O presidente da Feam, Ilmar Bastos Santos, se
colocou à disposição para debater o assunto em Miraí. "Temos na
região grande afloramento de bauxita e, por outro lado, os
agricultores familiares. Temos, dessa forma, o conflito instalado,
que precisa ser repensado por todos os órgãos", afirmou. Também se
mostrou disposto a colaborar o representante do secretário Nacional
de Desenvolvimento Sustentável do Ministério do Meio Ambiente, Renê
Vilella. De acordo com ele, os mananciais da barragem de Miraí
integram a Bacia do Rio Paraíba do Sul e que o governo federal está
em fase inicial de revitalização do rio, abordando especialmente a
atividade mineral. Ele apresentou aos deputados presentes o programa
Gestão de Conflitos Relacionados à Mineração (Gescom). O programa
avalia o potencial econômico dos resíduos existentes para que, a
médio prazo, tenha menor número de barragens. "Se houver interesse
da ALMG, podemos promover um seminário legislativo sobre atividade
mineral, meio ambiente e sociedade", sugeriu Renê Vilella.
Também foi entregue aos deputados um documento
apresentado no Seminário Nacional de Barragens e Rejeitos, ocorrido
em julho de 2003. Segundo o presidente do Sindicato das Indústrias
Extrativas do Estado de Minas Gerais (Sindiextra), na ocasião,
diversas recomendações foram apresentadas e acidentes poderiam ter
sido evitados, entre elas a exigência de uma anotação de
responsabilidade técnica (ART) e a responsabilidade do empreendendor
em relação às irregularidades. "Obra de engenharia, se bem
projetada, construída e fiscalizada, não cai.", afirmou.
Fernando Reiff, representante do Instituto Estadual
de Florestas (IEF), afirmou que será preciso avaliar melhor os danos
causados pelo rompimento da barragem, a fim de promover ações de
recuperação ambiental. Será necessário, acrescentou, repovoar os
cursos d'água com espécies da ictiofauna nativa. De acordo com o
técnico, a elevação brusca da turbidez da água, causada pelo
escoamento dos rejeitos da barragem, provocou não somente a
mortandade dos peixes, mas também danos futuros à cadeia
alimentar.
Será preciso, ainda, promover a fertilização do
solo, para permitir o crescimento das plantas. Segundo o engenheiro
florestal, o alumínio presente na argila que compõe o rejeito da
barragem torna o solo mais ácido. Este é um fator limitador da
produção agrícola, além de provocar a diminuição das pastagens.
Milton Olavo de Paiva Franco, que representou o
Instituto Mineiro de Gestão das Águas (Igam), informou que não houve
contaminante tóxico no rompimento da barragem.

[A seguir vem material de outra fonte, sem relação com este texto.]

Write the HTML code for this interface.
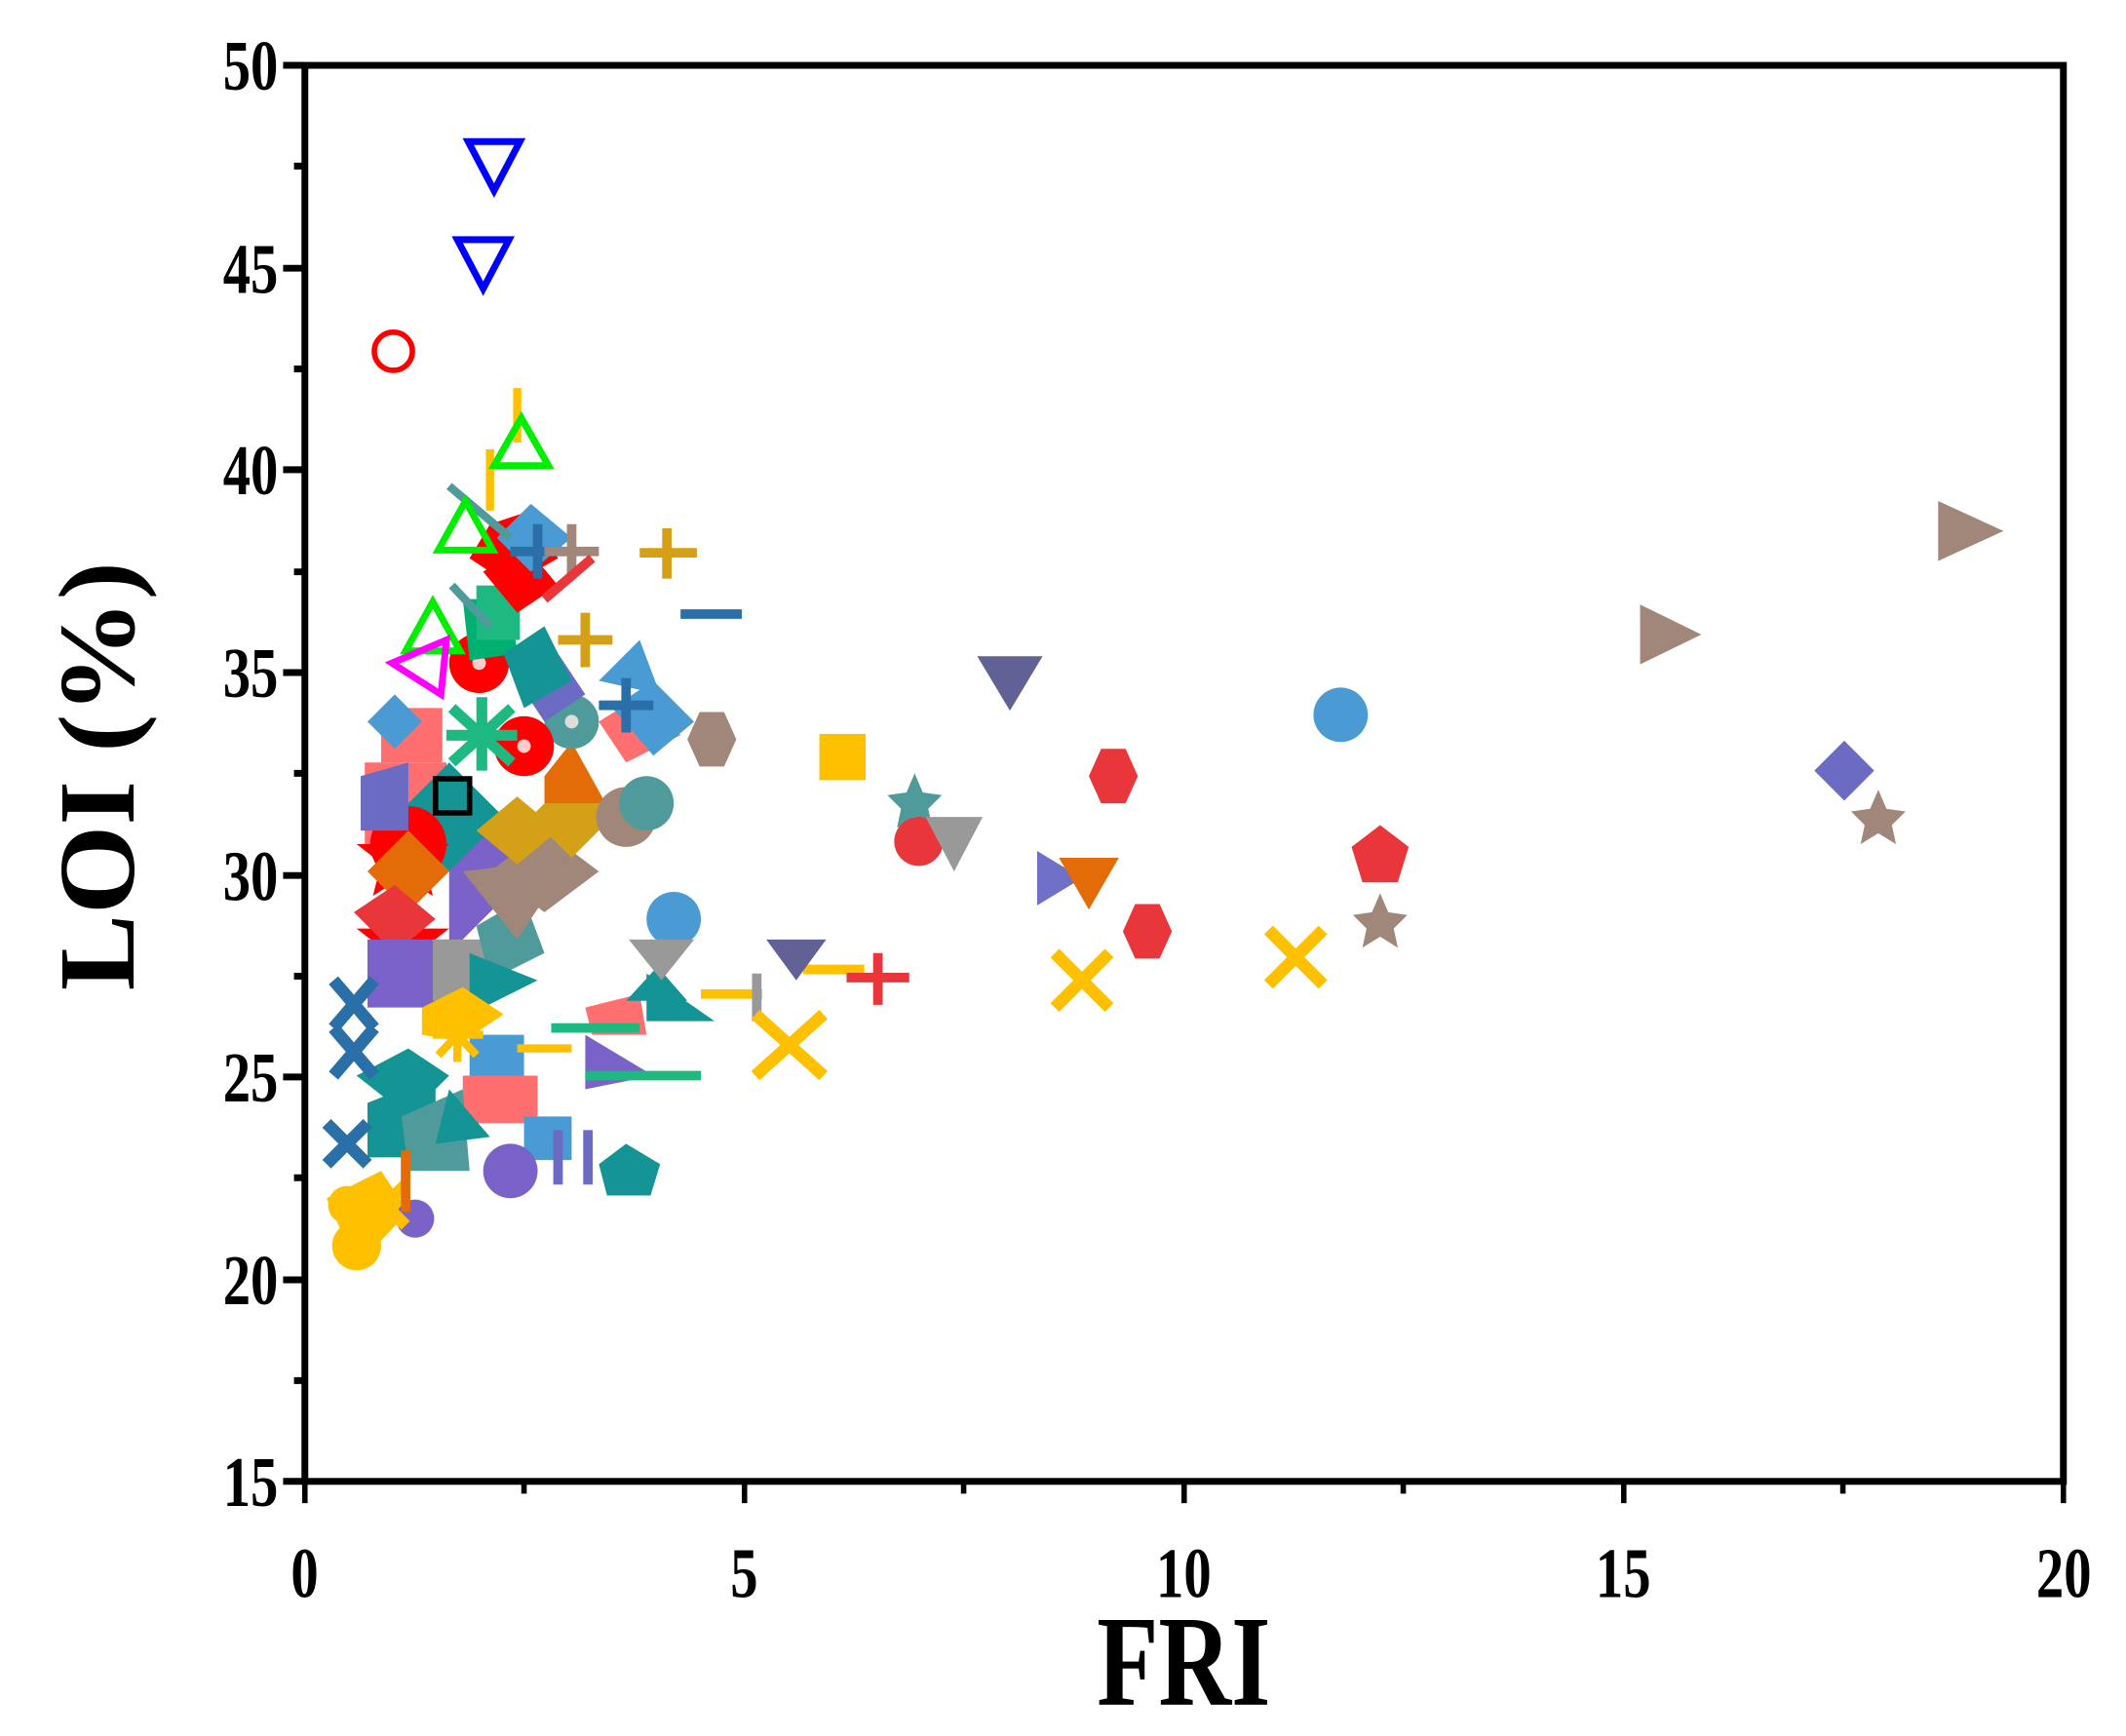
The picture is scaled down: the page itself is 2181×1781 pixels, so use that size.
<!DOCTYPE html>
<html><head><style>html,body{margin:0;padding:0;background:#fff}svg{display:block}</style></head>
<body>
<svg width="2181" height="1781" viewBox="0 0 1562 1275" preserveAspectRatio="none" xmlns="http://www.w3.org/2000/svg">
<rect width="1562" height="1275" fill="#fff"/>
<g stroke-linecap="butt">
<g>
<rect x="268" y="560" width="60" height="60" fill="#ff6f6f"/>
<polygon points="330,590 390,640 330,700" fill="#7a62c8"/>
<polygon points="290,600 330,560 370,600 330,640" fill="#149494"/>
<circle cx="300" cy="620" r="28" fill="#ff0000"/>
<polygon points="296,598 306,620 330,620 312,634 318,658 296,644 274,658 280,634 262,620 286,620" fill="#ff0000"/>
<polygon points="296,660 306,682 330,682 312,696 318,720 296,706 274,720 280,696 262,682 286,682" fill="#ff0000"/>
<polygon points="360,640 400,610 440,640 400,670" fill="#a0877a"/>
<polygon points="390,600 420,570 450,600 420,630" fill="#d4a017"/>
<polygon points="350,610 380,585 410,610 380,635" fill="#d4a017"/>
<polygon points="400,570 420,545 445,590 400,590" fill="#e36c09"/>
<circle cx="460" cy="600" r="22" fill="#a0877a"/>
<circle cx="475" cy="590" r="20" fill="#4f9a9a"/>
<polygon points="440,530 480,505 500,540 460,560" fill="#ff6f6f"/>
<polygon points="450,520 480,500 510,530 480,555" fill="#4a9bd4"/>
<polygon points="440,500 470,470 485,510" fill="#4a9bd4"/>
<circle cx="420" cy="530" r="20" fill="#4f9a9a"/>
<circle cx="420" cy="530" r="5" fill="#ddd"/>
<polygon points="380,500 410,480 430,510 400,530" fill="#6b6bc4"/>
<circle cx="385" cy="548" r="22" fill="#ff0000"/>
<circle cx="385" cy="548" r="5" fill="#fcc"/>
<circle cx="352" cy="487" r="22" fill="#ff0000"/>
<circle cx="352" cy="487" r="5" fill="#fcc"/>
<polygon points="340,440 375,440 380,480 345,485" fill="#00b070"/>
<polygon points="370,480 400,460 420,500 385,520" fill="#149494"/>
<rect x="350" y="430" width="32" height="40" fill="#1db980"/>
<polygon points="360,385 390,375 410,410 375,430 345,410" fill="#ff0000"/>
<polygon points="355,420 385,400 410,430 380,450" fill="#ff0000"/>
<polygon points="365,395 390,370 420,395 390,420" fill="#4a9bd4"/>
<polygon points="265,570 300,560 300,610 265,610" fill="#6b6bc4"/>
<polygon points="270,640 300,610 330,640 300,670" fill="#e36c09"/>
<polygon points="260,670 290,650 320,675 290,700" fill="#e8363a"/>
<rect x="280" y="520" width="45" height="40" fill="#ff6f6f"/>
<polygon points="290,510 310,530 290,550 270,530" fill="#4a9bd4"/>
<polygon points="270,690 330,690 330,740 270,740" fill="#7a62c8"/>
<rect x="318" y="690" width="40" height="45" fill="#999"/>
<polygon points="350,680 385,660 400,700 360,720" fill="#4f9a9a"/>
<polygon points="340,640 420,630 380,690" fill="#a0877a"/>
<polygon points="345,700 395,720 345,745" fill="#149494"/>
<polygon points="310,740 340,725 370,745 340,765 310,760" fill="#ffc000"/>
<rect x="345" y="760" width="40" height="40" fill="#4a9bd4"/>
<rect x="340" y="790" width="55" height="35" fill="#ff6f6f"/>
<polygon points="262,790 300,770 330,790 300,820" fill="#149494"/>
<polygon points="270,810 320,790 320,850 270,850" fill="#149494"/>
<polygon points="295,820 340,800 345,860 300,860" fill="#4f9a9a"/>
<polygon points="330,800 360,835 320,840" fill="#149494"/>
<rect x="385" y="820" width="35" height="32" fill="#4a9bd4"/>
<circle cx="375" cy="860" r="20" fill="#7a62c8"/>
<polygon points="430,760 480,790 430,800" fill="#7a62c8"/>
<polygon points="430,740 470,730 475,760 435,760" fill="#ff6f6f"/>
<polygon points="460,735 505,735 483,710" fill="#149494"/>
<circle cx="495" cy="675" r="20" fill="#4a9bd4"/>
<polygon points="462,690 510,690 486,720" fill="#999"/>
<polygon points="475,715 525,750 475,750" fill="#149494"/>
<polygon points="460,840 485,855 478,878 446,878 440,855" fill="#149494"/>
<polygon points="240,880 280,860 300,890 262,930" fill="#ffc000"/>
<circle cx="262" cy="915" r="18" fill="#ffc000"/>
<circle cx="255" cy="885" r="14" fill="#ffc000"/>
<circle cx="305" cy="895" r="14" fill="#7a62c8"/>
</g>
<g fill="none" stroke-width="9">
<path d="M245,720 L275,755 M275,720 L245,755" stroke="#2a6fa8"/>
<path d="M245,755 L275,790 M275,755 L245,790" stroke="#2a6fa8"/>
<path d="M240,825 L270,855 M270,825 L240,855" stroke="#2a6fa8"/>
<path d="M268,870 L298,900 M298,870 L268,900" stroke="#ffc000"/>
<path d="M298,845 L298,890" stroke="#e36c09" stroke-width="7"/>
<path d="M405,755 L470,755 M430,790 L515,790" stroke="#1db980" stroke-width="7"/>
<path d="M410,830 L410,870 M432,830 L432,870" stroke="#6b6bc4" stroke-width="7"/>
<path d="M515,730 L560,730" stroke="#ffc000" stroke-width="7"/>
<path d="M556,715 L556,750" stroke="#999" stroke-width="7"/>
<path d="M590,712 L635,712" stroke="#ffc000" stroke-width="7"/>
<path d="M622,718 L668,718 M645,700 L645,738" stroke="#e8363a" stroke-width="7"/>
<path d="M500,451 L545,451" stroke="#2a6fa8" stroke-width="7"/>
<path d="M470,406 L512,406 M490,388 L490,425" stroke="#d4a017" stroke-width="7"/>
<path d="M410,470 L450,470 M430,450 L430,490" stroke="#d4a017" stroke-width="7"/>
<path d="M440,518 L480,518 M460,498 L460,538" stroke="#2a6fa8" stroke-width="7"/>
<path d="M375,405 L415,405 M395,385 L395,425" stroke="#2a6fa8" stroke-width="7"/>
<path d="M400,405 L440,405 M420,385 L420,425" stroke="#a0877a" stroke-width="7"/>
<path d="M400,440 L435,410" stroke="#e8363a" stroke-width="7"/>
<path d="M330,357 L375,395 M332,430 L360,460" stroke="#4f9a9a" stroke-width="6"/>
<path d="M360,330 L360,375 M380,285 L380,325" stroke="#ffc000" stroke-width="6"/>
<path d="M318,760 L355,760 M336,740 L336,780 M322,745 L350,775 M350,745 L322,775" stroke="#ffc000" stroke-width="6"/>
<path d="M380,770 L420,770" stroke="#ffc000" stroke-width="6"/>
<path d="M555,745 L605,790 M605,745 L555,790" stroke="#ffc000" stroke-width="9"/>
<path d="M775,700 L815,740 M815,700 L775,740" stroke="#ffc000" stroke-width="9"/>
<path d="M932,683 L972,723 M972,683 L932,723" stroke="#ffc000" stroke-width="9"/>
<path d="M332,520 L376,560 M376,520 L332,560 M354,512 L354,566 M328,540 L380,540" stroke="#1db980" stroke-width="8"/>
</g>
<polygon points="1424,368 1472,390 1424,412" fill="#a0877a"/>
<polygon points="1205,444 1250,466 1205,488" fill="#a0877a"/>
<circle cx="985" cy="525" r="20" fill="#4a9bd4"/>
<polygon points="718,482 766,482 742,522" fill="#616196"/>
<polygon points="800,570 809,550 827,550 836,570 827,590 809,590" fill="#e8363a"/>
<polygon points="825,684 834,664 852,664 861,684 852,704 834,704" fill="#e8363a"/>
<polygon points="1014,606 1035,622 1027,648 1001,648 993,622" fill="#e8363a"/>
<polygon points="1355,544 1377,566 1355,588 1333,566" fill="#6b6bc4"/>
<polygon points="1380,580 1386,594 1400,596 1390,606 1393,620 1380,612 1367,620 1370,606 1360,596 1374,594" fill="#a0877a"/>
<polygon points="1014,656 1020,670 1034,672 1024,682 1027,696 1014,688 1001,696 1004,682 994,672 1008,670" fill="#a0877a"/>
<polygon points="672,568 678,582 692,584 682,594 685,608 672,600 659,608 662,594 652,584 666,582" fill="#4f9a9a"/>
<rect x="602" y="539" width="34" height="34" fill="#ffc000"/>
<circle cx="675" cy="618" r="18" fill="#e8363a"/>
<polygon points="680,600 722,600 701,640" fill="#999"/>
<polygon points="762,625 795,645 762,665" fill="#7070c8"/>
<polygon points="778,630 822,630 800,668" fill="#e36c09"/>
<polygon points="563,690 607,690 585,720" fill="#616196"/>
<polygon points="505,543 514,523 532,523 541,543 532,563 514,563" fill="#a0877a"/>
<g fill="none">
<polygon points="344,104 382,104 363,140" stroke="#0000ff" stroke-width="5"/>
<polygon points="336,176 374,176 355,212" stroke="#0000ff" stroke-width="5"/>
<circle cx="289" cy="258" r="14" stroke="#ff0000" stroke-width="4"/>
<polygon points="383,307 403,342 363,342" stroke="#00ee00" stroke-width="5"/>
<polygon points="342,368 362,404 322,404" stroke="#00ee00" stroke-width="5"/>
<polygon points="318,442 338,478 298,478" stroke="#00ee00" stroke-width="5"/>
<polygon points="288,487 328,470 324,510" stroke="#ff00ff" stroke-width="5"/>
<rect x="320" y="572" width="25" height="25" stroke="#000" stroke-width="4"/>
</g>
</g>
<g stroke="#000" fill="none">
<rect x="224" y="48" width="1292" height="1040" stroke-width="5"/>
<path stroke-width="5" d="M208,48H224M208,197H224M208,345H224M208,494H224M208,643H224M208,791H224M208,940H224M208,1088H224M216,122H224M216,271H224M216,420H224M216,568H224M216,717H224M216,865H224M216,1014H224"/>
<path stroke-width="4" d="M224,1088V1104M547,1088V1104M870,1088V1104M1193,1088V1104M1516,1088V1104M385,1088V1097M708,1088V1097M1031,1088V1097M1354,1088V1097"/>
</g>
<g font-family="'Liberation Serif',serif" font-weight="bold" fill="#000" font-size="52">
<g text-anchor="end" transform="scale(0.78,1)">
<text x="262" y="66">50</text><text x="262" y="215">45</text><text x="262" y="363">40</text><text x="262" y="512">35</text><text x="262" y="661">30</text><text x="262" y="809">25</text><text x="262" y="958">20</text><text x="262" y="1106">15</text>
</g>
<g text-anchor="middle" transform="scale(0.78,1)">
<text x="287" y="1173">0</text><text x="701" y="1173">5</text><text x="1115" y="1173">10</text><text x="1529" y="1173">15</text><text x="1944" y="1173">20</text>
<text x="1115" y="1252" font-size="95">FRI</text>
</g>
<text transform="translate(98,570) rotate(-90) scale(1,0.95)" text-anchor="middle" font-size="84">LOI (%)</text>
</g>
</svg>
</body></html>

O monitoramento dos
cursos d'água começou 12 horas após o acidente e, segundo o técnico,
após 20 dias a turbidez teria voltado ao nível normal. As
informações de Franco foram contestadas pelo deputado Bráulio Braz
(PTB), que é de Muriaé. Segundo o parlamentar, a região sofre até
hoje com os efeitos do acidente ambiental. "A turbidez continua; a
água não está limpa", ressaltou. A população presente reafirmou a
fala do deputado.
Atingidos alertam para risco de novo acidente;
empresa se justifica
Antônio José Francisco, do Comitê de Bacia
Hidrográfica do Rio Muriaé, alertou sobre os riscos de um novo
acidente ambiental. Ele pediu às comissões de Meio Ambiente e de
Participação Popular que visitem a barragem rompida. Segundo ele,
60% do rejeito ainda estariam no local e qualquer chuva mais forte
poderia levá-los para o rio Muriaé, causando nova inundação. Ele
também criticou o Igam, afirmando que a turbidez da água permanece.
"Os fenômenos meteorológicos não podem tirar a responsabilidade da
mineradora. Quem trará mais peixes para os rios e quem vai cobrir o
prejuízo do povo?", questionou.
Para Antônio José Francisco, uma audiência no
interior deveria acontecer não na cidade de Miraí, mas em Muriaé,
onde a Mineradora Rio Pomba Cataguases ainda não chegou a um acordo
com os atingidos. Ele cobrou melhor atendimento por parte da empresa
durante as negociações. "Alugaram uma pequena sala no Centro da
cidade e deixaram mais de cem pessoas esperando no corredor,
recebendo senhas para serem atendidas semanas depois", criticou.
O gerente de Operações da mineradora, Alfredo
Mucci, limitou-se a enfatizar que a empresa está arcando com todos
os custos e danos causados pelo rompimento da barragem. Ele informou
que mais de 300 acordos foram firmados, o que abarcaria os atingidos
até a região de Miraí. Durante sua fala, representantes dos
atingidos levantaram cartões vermelhos que trouxeram ao auditório,
para expressar sua insatisfação.
Presenças - Deputados
André Quintão (PT), presidente da Comissão de Participação Popular,
que presidiu a reunião conjunta; Eros Biondini (PHS),
vice-presidente da comissão; Carlin Moura (PCdoB); Fábio Avelar
(PSC), vice-presidente da Comissão de Meio Ambiente; Almir Paraca
(PT), Rômulo Verenoso (PV), Wander Borges (PSB), Padre João (PT),
Ronaldo Magalhães (PSDB), Bráulio Braz (PTB), Sebastião Costa (PPS),
Dinis Pinheiro (PSDB), Irani Barbosa (PSDB), e Gil Pereira (PP) e as
deputadas Maria Lúcia Mendonça (DEM) e Elisa Costa (PT); além de
representantes de órgão governamentais e da sociedade civil.